Congressman Thornberry's Bill Could Stop Red River Land Grab

Congressman Thornberry's Bill Could Stop Red River Land Grab

A bill which may relieve concerns of property owners along the red river from a possible takeover of land or new restrictions on land use is on the first leg of its way through congress.
A bill which may relieve concerns of property owners along the Red River from a possible takeover of land or new restrictions on land use is on the first leg of its way through congress.

A Texoma landowner joined 13th District Congressman Mac Thornberry in support of the bill before the House Resources Committee in Washington.

Representative Thornberry says the hearing was a good start but they are still a long way from finding a compromise with the Bureau of Land Management on how to deal with the disputed land.

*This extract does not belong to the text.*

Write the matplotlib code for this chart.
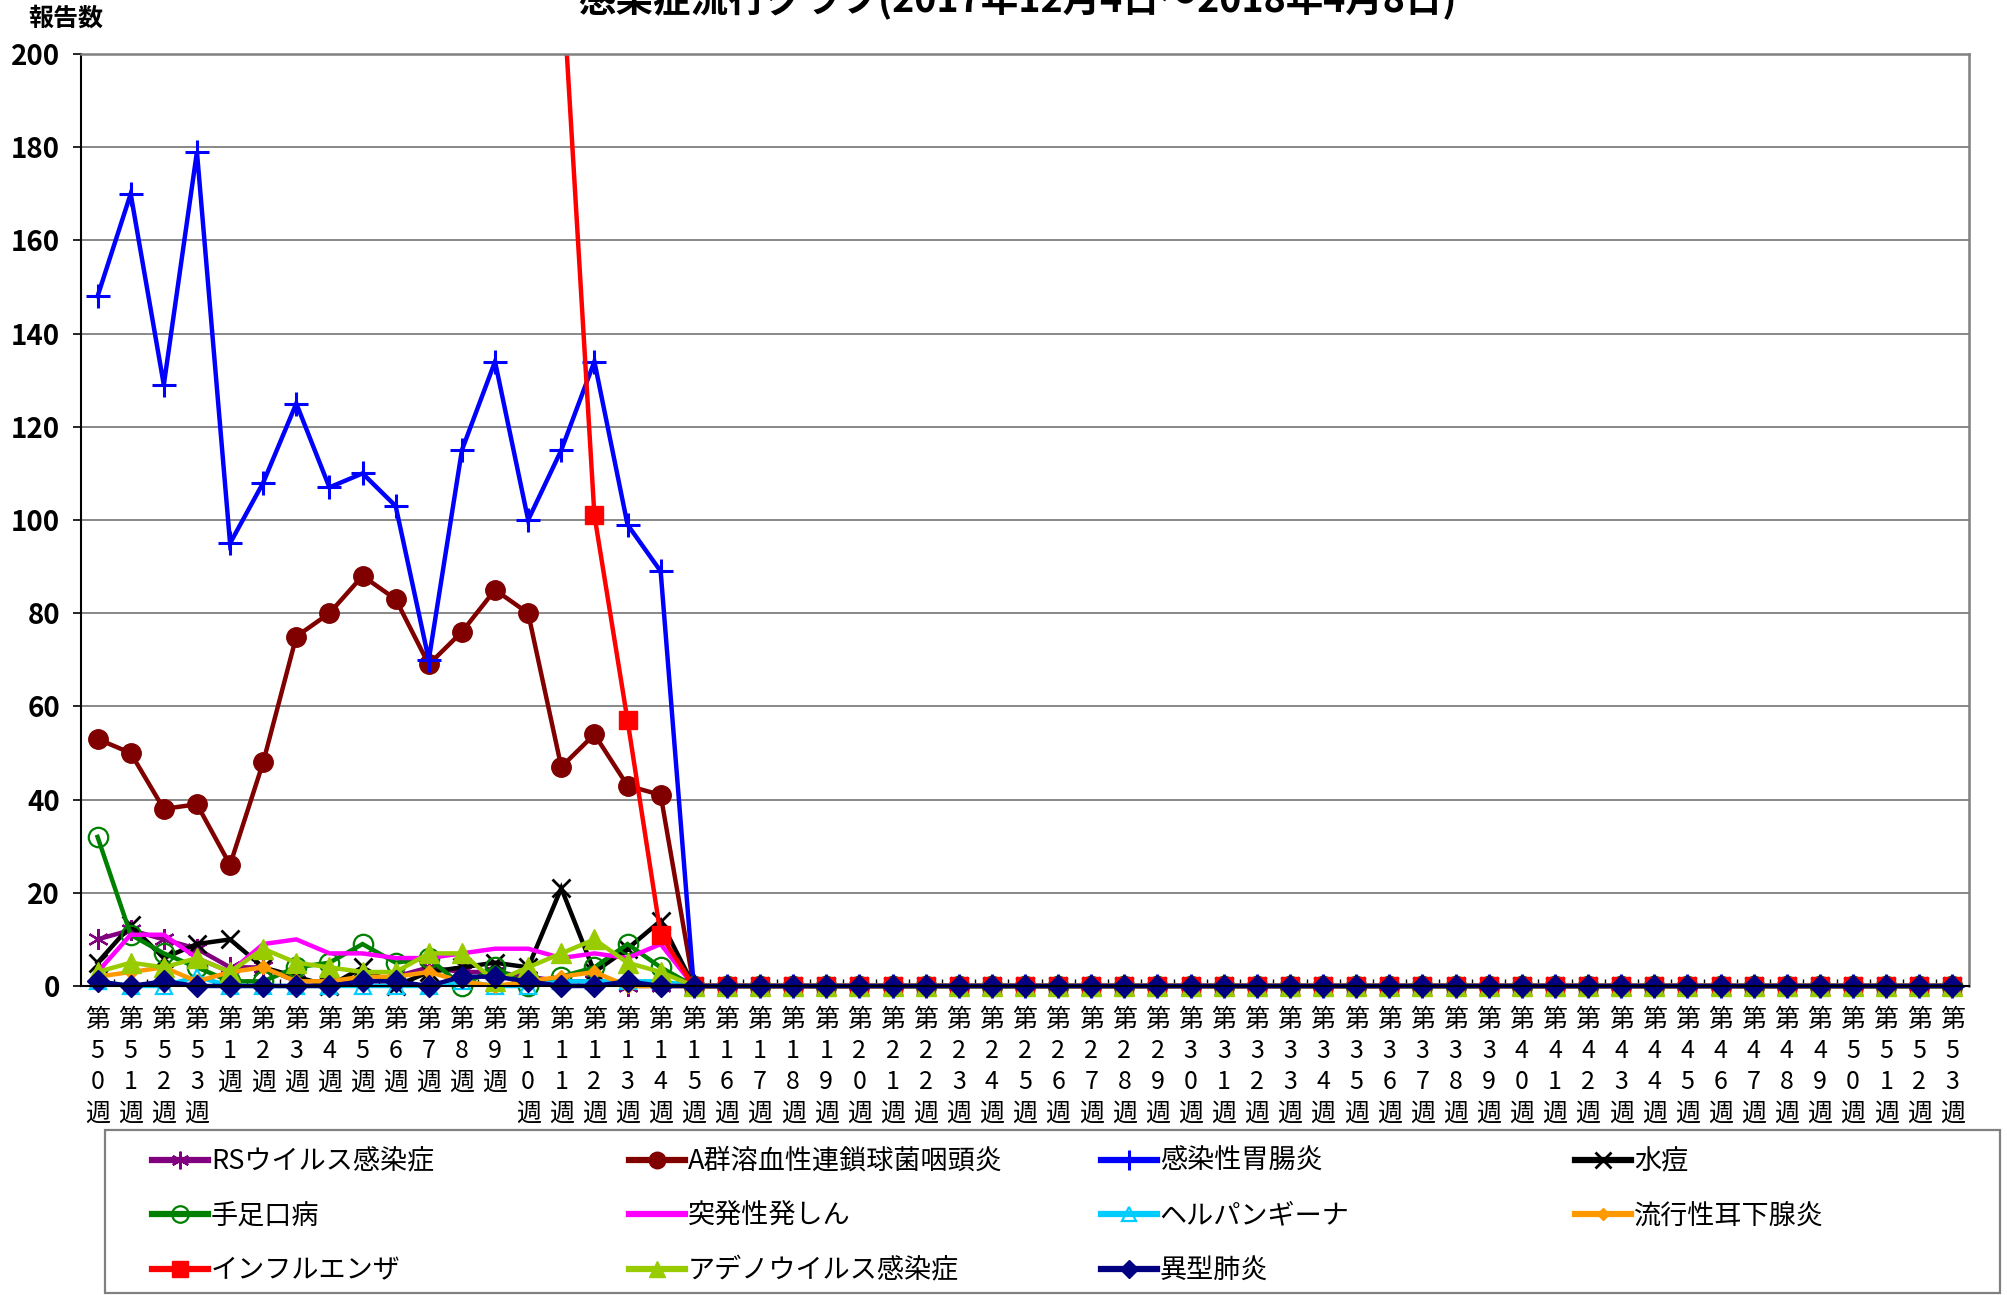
import numpy as np
import matplotlib
matplotlib.use("Agg")
import matplotlib.pyplot as plt
from matplotlib.patches import Rectangle
from matplotlib.lines import Line2D

plt.rcParams['font.family'] = ['Noto Sans CJK JP', 'DejaVu Sans']

# ---------------- data ----------------
weeks = [50, 51, 52, 53] + list(range(1, 54))
week_labels = ['\n'.join(list(f'第{w}週')) for w in weeks]

N = None  # value above the chart's 200 ceiling, not readable

rs = [10, 12, 10, 8, 4, 4, 1, 1, 1, 2, 4, 3, 3, 2, 1, 1, 0, 0, 0,
      0, 0, 0, 0, 0, 0, 0, 0, 0, 0, 0, 0, 0, 0, 0, 0, 0, 0, 0, 0,
      0, 0, 0, 0, 0, 0, 0, 0, 0, 0, 0, 0, 0, 0, 0, 0, 0, 0]
strep_a = [53, 50, 38, 39, 26, 48, 75, 80, 88, 83, 69, 76, 85, 80, 47, 54, 43, 41, 0,
           0, 0, 0, 0, 0, 0, 0, 0, 0, 0, 0, 0, 0, 0, 0, 0, 0, 0, 0, 0,
           0, 0, 0, 0, 0, 0, 0, 0, 0, 0, 0, 0, 0, 0, 0, 0, 0, 0]
gastro = [148, 170, 129, 179, 95, 108, 125, 107, 110, 103, 70, 115, 134, 100, 115, 134, 99, 89, 0,
          0, 0, 0, 0, 0, 0, 0, 0, 0, 0, 0, 0, 0, 0, 0, 0, 0, 0, 0, 0,
          0, 0, 0, 0, 0, 0, 0, 0, 0, 0, 0, 0, 0, 0, 0, 0, 0, 0]
varicella = [5, 13, 6, 9, 10, 4, 2, 0, 4, 0, 3, 4, 5, 4, 21, 3, 8, 14, 0,
             0, 0, 0, 0, 0, 0, 0, 0, 0, 0, 0, 0, 0, 0, 0, 0, 0, 0, 0, 0,
             0, 0, 0, 0, 0, 0, 0, 0, 0, 0, 0, 0, 0, 0, 0, 0, 0, 0]
hfmd = [32, 11, 7, 4, 1, 1, 4, 5, 9, 5, 6, 0, 4, 0, 2, 4, 9, 4, 0,
        0, 0, 0, 0, 0, 0, 0, 0, 0, 0, 0, 0, 0, 0, 0, 0, 0, 0, 0, 0,
        0, 0, 0, 0, 0, 0, 0, 0, 0, 0, 0, 0, 0, 0, 0, 0, 0, 0]
exanthem = [3, 11, 11, 6, 3, 9, 10, 7, 7, 6, 6, 7, 8, 8, 6, 7, 6, 9, 0,
            0, 0, 0, 0, 0, 0, 0, 0, 0, 0, 0, 0, 0, 0, 0, 0, 0, 0, 0, 0,
            0, 0, 0, 0, 0, 0, 0, 0, 0, 0, 0, 0, 0, 0, 0, 0, 0, 0]
herpangina = [1, 0, 0, 2, 0, 0, 0, 0, 0, 0, 0, 1, 0, 0, 1, 1, 1, 1, 0,
              0, 0, 0, 0, 0, 0, 0, 0, 0, 0, 0, 0, 0, 0, 0, 0, 0, 0, 0, 0,
              0, 0, 0, 0, 0, 0, 0, 0, 0, 0, 0, 0, 0, 0, 0, 0, 0, 0]
mumps = [2, 3, 4, 1, 3, 4, 1, 1, 2, 2, 3, 1, 0, 1, 2, 3, 0, 0, 0,
         0, 0, 0, 0, 0, 0, 0, 0, 0, 0, 0, 0, 0, 0, 0, 0, 0, 0, 0, 0,
         0, 0, 0, 0, 0, 0, 0, 0, 0, 0, 0, 0, 0, 0, 0, 0, 0, 0]
influenza = [N, N, N, N, N, N, N, N, N, N, N, N, N, N, 220, 101, 57, 11, 0,
             0, 0, 0, 0, 0, 0, 0, 0, 0, 0, 0, 0, 0, 0, 0, 0, 0, 0, 0, 0,
             0, 0, 0, 0, 0, 0, 0, 0, 0, 0, 0, 0, 0, 0, 0, 0, 0, 0]
adeno = [3, 5, 4, 6, 3, 8, 5, 4, 3, 3, 7, 7, 1, 4, 7, 10, 5, 3, 0,
         0, 0, 0, 0, 0, 0, 0, 0, 0, 0, 0, 0, 0, 0, 0, 0, 0, 0, 0, 0,
         0, 0, 0, 0, 0, 0, 0, 0, 0, 0, 0, 0, 0, 0, 0, 0, 0, 0]
mycoplasma = [1, 0, 1, 0, 0, 0, 0, 0, 1, 1, 0, 2, 2, 1, 0, 0, 1, 0, 0,
              0, 0, 0, 0, 0, 0, 0, 0, 0, 0, 0, 0, 0, 0, 0, 0, 0, 0, 0, 0,
              0, 0, 0, 0, 0, 0, 0, 0, 0, 0, 0, 0, 0, 0, 0, 0, 0, 0]

series_names = ['RSウイルス感染症', 'A群溶血性連鎖球菌咽頭炎', '感染性胃腸炎', '水痘',
                '手足口病', '突発性発しん', 'ヘルパンギーナ', '流行性耳下腺炎',
                'インフルエンザ', 'アデノウイルス感染症', '異型肺炎']
series_values = [rs, strep_a, gastro, varicella, hfmd, exanthem, herpangina, mumps,
                 influenza, adeno, mycoplasma]

title = '感染症流行グラフ(2017年12月4日～2018年4月8日)'
y_label = '報告数'
y_ticks = list(range(0, 201, 20))

# ---------------- styles ----------------
styles = [
    dict(color='#800080', marker=(6, 2, 0), ms=15, mew=1.6),
    dict(color='#800000', marker='o', ms=14),
    dict(color='#0000FF', marker='+', ms=17, mew=2.2),
    dict(color='#000000', marker='x', ms=13, mew=2.0),
    dict(color='#008000', marker='o', ms=14, mew=1.6, mfc='none'),
    dict(color='#FF00FF', marker=None),
    dict(color='#00CCFF', marker='^', ms=12, mew=1.6, mfc='none'),
    dict(color='#FF9900', marker='D', ms=7),
    dict(color='#FF0000', marker='s', ms=13),
    dict(color='#99CC00', marker='^', ms=14),
    dict(color='#000080', marker='D', ms=11),
]

W, H = 2007, 1295
fig = plt.figure(figsize=(W / 100, H / 100), dpi=100)
ax = fig.add_axes([81 / W, 1 - 986 / H, (1969 - 81) / W, (986 - 54) / H])

x = np.arange(len(weeks))
clip = Rectangle((-0.02, -0.06), 1.04, 1.06, transform=ax.transAxes)
for name, vals, st in zip(series_names, series_values, styles):
    v = np.array([np.nan if val is None else val for val in vals], dtype=float)
    line, = ax.plot(x, v, lw=3.2, label=name, solid_joinstyle='miter', **st)
    line.set_clip_path(clip)

ax.set_xlim(-0.5, len(weeks) - 0.5)
ax.set_ylim(0, 200)
ax.set_yticks(y_ticks)
ax.set_yticklabels([str(t) for t in y_ticks], fontsize=20, fontweight='bold')
ax.set_xticks(x)
ax.set_xticklabels(week_labels, fontsize=18, linespacing=1.26, va='top')
ax.set_xticks(np.arange(len(weeks) - 1) + 0.5, minor=True)
ax.tick_params(axis='x', which='major', length=0, pad=15)
ax.tick_params(axis='x', which='minor', direction='in', length=5, width=1, color='black')
ax.tick_params(axis='y', which='major', direction='out', length=6, width=1.2, pad=9)

ax.yaxis.grid(True, color='#7f7f7f', lw=1.3)
ax.set_axisbelow(True)
for s in ['left', 'bottom']:
    ax.spines[s].set_color('black')
    ax.spines[s].set_linewidth(1.5)
for s in ['top', 'right']:
    ax.spines[s].set_color('#808080')
    ax.spines[s].set_linewidth(1.8)

fig.text(28 / W, 1 - 7 / H, y_label, fontsize=18, fontweight='bold', ha='left', va='top')
fig.text(1018 / W, 1 - 12 / H, title, fontsize=27, fontweight='bold', ha='center', va='baseline')

# ---------------- legend ----------------
fig.add_artist(Rectangle((105 / W, 1 - 1293 / H), (2000 - 105) / W, (1293 - 1130) / H,
                         transform=fig.transFigure, fill=False, edgecolor='#808080', lw=1.6))

col_x = [152, 629, 1101, 1575]
col_members = [[0, 4, 8], [1, 5, 9], [2, 6, 10], [3, 7]]
for cx, members in zip(col_x, col_members):
    hs = []
    for i in members:
        st = dict(styles[i])
        ms = st.pop('ms', None)
        h = Line2D([], [], lw=4.5, **st)
        if ms is not None:
            h.set_markersize(ms * 0.85)
        hs.append(h)
    fig.legend(hs, [series_names[i] for i in members], loc='upper left',
               bbox_to_anchor=(cx / W, 1 - 1148 / H), frameon=False, fontsize=19.5,
               handlelength=2.05, handletextpad=0.12, labelspacing=1.02,
               borderpad=0, borderaxespad=0, numpoints=1)

fig.savefig('out.png', dpi=100)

The BLM is discussing rights or use restrictions of around 45,000 acres of land along the Red River in Texas.

Congressman Thornberry's bill would give private property owners primary rights to that land.

Thornberry says the BLM showed interest in working with landowners to find a solution during the committee hearing but the BLM's options for compromise don't seem like an option at all to landowners.

“One of them was to sell the land to landowners and other members of the committee say that's ridiculous they've already bought it, they're paying taxes on it,” says Congressman Thornberry.

One of the Texoma landowners testifying says he thinks there is only one fair option.

“The boundary compact commission that set the boundary, it's something that that we can recognize as the vegetation line along the river is something that probably everyone needs to agree to,” says Pat Canan.

Canan says he feels a little better after the hearing but is still hoping for a quick decision so he can have peace of mind.

“There's a lot of landowners along the river that are being affected, but this is a question about private property,” says Canan.

Thornberry says there are still many steps that need to be taken before a real solution can be found.

“The next step would be for the Resources Committee to actually vote on the bill, they pass it, it would go out to the full House for a vote, then the House would have to vote on it, it would have to be brought to the Senate and then it'd have to get to the president,” says Congressman Thornberry.

BLM officials say they want to study the issues and make a decision by 2018 but Thornberry says landowners should not have to wait that long.

He hopes the bill could be voted on as early as September.